Yang saya dengar selama ini tentang Kartini adalah tentang perjuangannya terhadap emansipasi perempuan. Hal ini juga dipahami masyarakat secara umum bahwa Kartini memperjuangkan hak-hak perempuan negeri ini yang belum memperoleh kebebasan dalam berbagai hal. Mereka belum diizinkan untuk memperoleh pendidikan yang tinggi seperti pria, bahkan belum diizinkan menentukan jodoh/suami sendiri, dan lain sebagainya.
Sedangkan yang saya lihat selama ini tentang peringatan Hari Kartini, yang dilakukan oleh pemerintah dan swasta hanya dalam bentuk upacara, penggunaan atribut dan pakaian “perempuan” (kebaya dan sanggul) yang dilakukan terus-menerus. Biasanya upacara peringatan tersebut dilakukan oleh organisasi-organisasi perempuan yang merupakan sub-ordinat dari organisasi pemerintah atau swasta.
Sisi mana yang sebenarnya Kak Lusi ingin masyarakat lebih tahu tentang perjuangan Kartini?

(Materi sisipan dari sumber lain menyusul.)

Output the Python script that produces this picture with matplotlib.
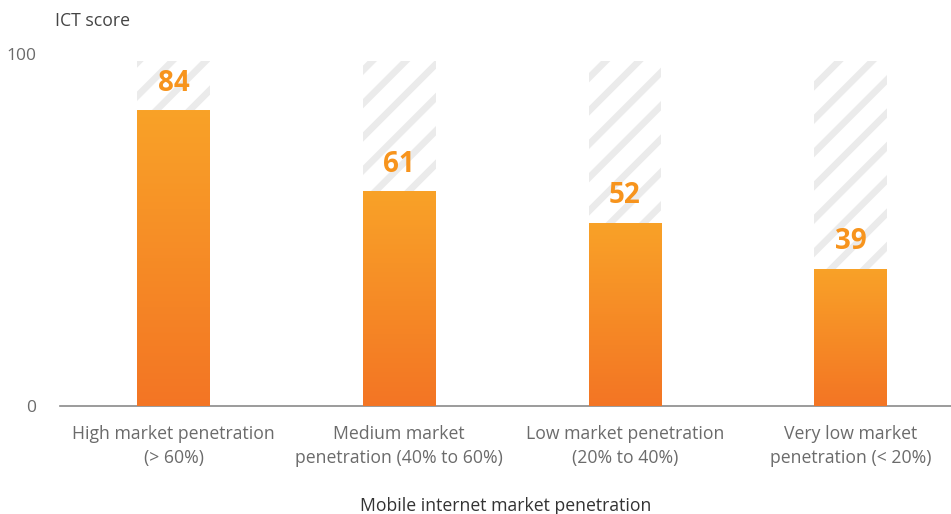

Yang saya ingin masyarakat lebih tahu adalah perjuangan Kartini melawan penindasan terhadap perempuan dan melawan penjajahan. Penjajahan asing (Belanda), sekaligus penjajahan terhadap kaumnya sendiri. Kartini memperjuangan perempuan agar memperoleh kesempatan atau akses yang sama dengan laki-laki di arena publik, terutama saat itu pada bidang pendidikan.

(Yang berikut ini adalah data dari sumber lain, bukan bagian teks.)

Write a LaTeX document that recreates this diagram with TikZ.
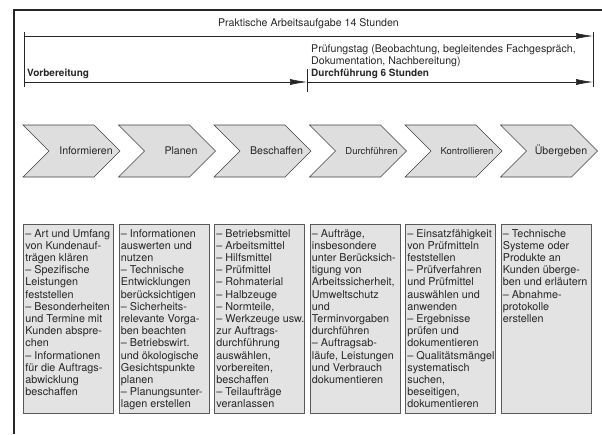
\documentclass[tikz,border=0pt]{standalone}
\usepackage{fontspec}
\setmainfont{TeX Gyre Heros}
\usetikzlibrary{arrows.meta}

\tikzset{
	dimline/.style={draw=black!85, line width=0.6pt, -{Latex[length=17pt,width=6pt]}},
	bar/.style={draw=black!85, line width=0.6pt},
	txt/.style={inner sep=0pt, anchor=base west, text=black!85},
	phase/.style={draw=black!75, line width=0.6pt, fill=gray!26},
	plabel/.style={inner sep=0pt, text=black!85},
	infobox/.style={draw=black!65, line width=1.2pt, fill=gray!22, minimum width=90pt, minimum height=189pt, anchor=north west, inner sep=0pt},
	infotext/.style={anchor=north west, align=left, inner xsep=2.2pt, inner ysep=5pt, text=black!85, font=\fontsize{10.8}{12.2}\selectfont}
}

\begin{document}
\begin{tikzpicture}[x=1pt, y=-1pt, font=\fontsize{10.6}{12.2}\selectfont]

	\useasboundingbox (0,0) rectangle (602,434);

	% frame
	\draw[black!85, line width=1.2pt] (14,434) -- (14,10) -- (602,10);

	% time spans
	\coordinate (a0) at (24,36);
	\coordinate (a1) at (593,36);
	\coordinate (b0) at (24,82);
	\coordinate (b1) at (307,82);
	\coordinate (b2) at (593,82);
	\coordinate (l0) at (24,32);
	\coordinate (l1) at (24,87);
	\coordinate (r0) at (593,32);
	\coordinate (r1) at (593,87);
	\coordinate (m0) at (307,69);
	\coordinate (m1) at (307,92);

	\draw[bar] (l0) -- (l1);
	\draw[bar] (r0) -- (r1);
	\draw[bar] (m0) -- (m1);

	\path
	(a0) edge[dimline] (a1)
	(b0) edge[dimline] (b1)
	(b1) edge[dimline] (b2);

	\node (total) [text=black!85] at (308.5,24) {Praktische Arbeitsaufgabe 14 Stunden};
	\node (vorb) [txt, font=\bfseries] at (27,76) {Vorbereitung};
	\node (pruef1) [txt] at (311,52) {Prüfungstag (Beobachtung, begleitendes Fachgespräch,};
	\node (pruef2) [txt] at (311,64) {Dokumentation, Nachbereitung)};
	\node (durch) [txt, font=\bfseries] at (311,76) {Durchführung 6 Stunden};

	% phases
	\draw[phase] (23,125) -- ++(71,0) -- ++(26,26) -- ++(-26,26) -- ++(-71,0) -- ++(26,-26) -- cycle;
	\draw[phase] (118.5,125) -- ++(71,0) -- ++(26,26) -- ++(-26,26) -- ++(-71,0) -- ++(26,-26) -- cycle;
	\draw[phase] (214,125) -- ++(71,0) -- ++(26,26) -- ++(-26,26) -- ++(-71,0) -- ++(26,-26) -- cycle;
	\draw[phase] (309.5,125) -- ++(71,0) -- ++(26,26) -- ++(-26,26) -- ++(-71,0) -- ++(26,-26) -- cycle;
	\draw[phase] (405,125) -- ++(71,0) -- ++(26,26) -- ++(-26,26) -- ++(-71,0) -- ++(26,-26) -- cycle;
	\draw[phase] (500.5,125) -- ++(71,0) -- ++(26,26) -- ++(-26,26) -- ++(-71,0) -- ++(26,-26) -- cycle;

	\node (informieren) [plabel] at (86,151) {Informieren};
	\node (planen) [plabel] at (181,151) {Planen};
	\node (beschaffen) [plabel] at (276.5,151) {Beschaffen};
	\node (durchfuehren) [plabel, font=\fontsize{9.5}{11}\selectfont] at (371.5,151) {Durchführen};
	\node (kontrollieren) [plabel, font=\fontsize{9.5}{11}\selectfont] at (467,151) {Kontrollieren};
	\node (uebergeben) [plabel] at (561,151) {Übergeben};

	% tasks
	\node (k1) [infobox] at (23,224) {};
	\node (k2) [infobox] at (118.5,224) {};
	\node (k3) [infobox] at (214,224) {};
	\node (k4) [infobox] at (309.5,224) {};
	\node (k5) [infobox] at (405,224) {};
	\node (k6) [infobox] at (500.5,224) {};

	\node (t1) [infotext] at (k1.north west) {– Art und Umfang\\von Kundenauf-\\trägen klären\\– Spezifische\\Leistungen\\feststellen\\– Besonderheiten\\und Termine mit\\Kunden abspre-\\chen\\– Informationen\\für die Auftrags-\\abwicklung\\beschaffen};
	\node (t2) [infotext] at (k2.north west) {– Informationen\\auswerten und\\nutzen\\– Technische\\Entwicklungen\\berücksichtigen\\– Sicherheits-\\relevante Vorga-\\ben beachten\\– Betriebswirt.\\und ökologische\\Gesichtspunkte\\planen\\– Planungsunter-\\lagen erstellen};
	\node (t3) [infotext] at (k3.north west) {– Betriebsmittel\\– Arbeitsmittel\\– Hilfsmittel\\– Prüfmittel\\– Rohmaterial\\– Halbzeuge\\– Normteile,\\– Werkzeuge usw.\\zur Auftrags-\\durchführung\\auswählen,\\vorbereiten,\\beschaffen\\– Teilaufträge\\veranlassen};
	\node (t4) [infotext] at (k4.north west) {– Aufträge,\\insbesondere\\unter Berücksich-\\tigung von\\Arbeitssicherheit,\\Umweltschutz\\und\\Terminvorgaben\\durchführen\\– Auftragsab-\\läufe, Leistungen\\und Verbrauch\\dokumentieren};
	\node (t5) [infotext] at (k5.north west) {– Einsatzfähigkeit\\von Prüfmitteln\\feststellen\\– Prüfverfahren\\und Prüfmittel\\auswählen und\\anwenden\\– Ergebnisse\\prüfen und\\dokumentieren\\– Qualitätsmängel\\systematisch\\suchen,\\beseitigen,\\dokumentieren};
	\node (t6) [infotext] at (k6.north west) {– Technische\\Systeme oder\\Produkte an\\Kunden überge-\\ben und erläutern\\– Abnahme-\\protokolle\\erstellen};

\end{tikzpicture}
\end{document}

Apa nilai-nilai dari perjuangan Kartini yang Kak Lusi ambil dan tuangkan dalam perjuangan yang Kak Lusi lakukan?
Nilai penting dalam perjuangan Kartini yang saya ambil adalah keadilan dan kesetaraan. Nilai tersebut selama ini saya gunakan dalam setiap aktivitas saya dalam upaya meningkatkan kapasitas dan posisi perempuan di ranah publik.
Adakah capaian yang Kak Lusi rasa paling membanggakan yang diraih dalam memperjuangkan hak dan kepentingan perempuan Indonesia?
Sejak lulus dari Fakultas Hukum tahun 1997, saya langsung bekerja di LBH untuk Perempuan (LBH P2i) dan kemudian mendirikan LBH APIK Makassar tahun 2002. Pengalaman ini sangat membanggakan karena saya dapat mendedikasikan diri untuk kemajuan perempuan pencari keadilan yang mengalami kekerasan.
Sejak tahun 1998 saya bekerja secara pro-bono bagi perempuan korban kekerasan. Berdasarkan pengalaman bahwa hukum tidak sepenuhnya dapat memberikan rasa keadilan bagi perempuan korban, maka saya merasa peningkatan kesadaran hukum masyarakat penting dilakukan.
Akhirnya, sejak 2003, saya mulai aktif mengembangkan paralegal berbasis komunitas yang sampai saat ini masing terus berkembang. Para perempuan komunitas telah memiliki kemampuan untuk memperjuangkan hak-hak hukumnya bahkan juga telah mampu membantu orang lain di lingkungannya yang memiliki masalah hukum. Bahkan ada di antara paralegal yang telah dilatih pada tahun 2003, sampai saat ini telah menangani lebih dari 100 kasus dan masih aktif mendampingi.
Setelah tidak lagi menjabat sebagai direktur LBH APIK Makassar, perjuangan untuk memajukan perempuan selalu mewarnai kerja-kerja pembangunan yang saya tekuni. Dengan diterapkannya affirmative action (30%) yaitu keterlibatan perempuan dalam segala bidang, merupakan salah satu upaya yang membanggakan yang dulu juga turut diperjuangkan. Hal ini kemudian berdampak di tingkat parlemen, terutama anggota DPRD dimana terjadi peningkatan jumlah perempuan.
Melalui Program MAMPU BaKTI, saya berkesempatan untuk turut menguatkan kapasitas anggota DPRD. Dimana saat ini juga mengalami peningkatan yang sangat membanggakan. Anggota DPRD perempuan di beberapa daerah berani tampil dan mengambil peran dalam setiap agenda-agenda di DPRD. Mereka telah menduduki jabatan strategis seperi pimpinan DPRD, ketua komisi, sekretaris dewan etik, termasuk sebagai ketua atau sekretaris pansus yang membahas kebijakan-kebijakan yang responsif gender dan pro poor.
Di sisi lain melalui Program MAMPU BaKTI, saya melakukan pemberdayaan masyarakat dengan membentuk Kelompok Konstituen (KK). KK umumnya diorganisir oleh perempuan untuk meningkatkan akses masyarakat dan perempuan miskin terhadap layanan-layanan pemerintah.
Hal ini juga meningkatkan partisipasi perempuan dalam pembangunan di tingkat desa atau kelurahan, yang ditunjukkan dengan meningkatnya partisipasi perempuan dalam proses pembangunan, khususnya di tingkat desa atau kelurahan melalui Musyawarah Perencanaan Pembangunan (musrenbang) dan partisipasi pembangunan lainnya.
Terus berkarya untuk perempuan Indonesia, Kak Lusi!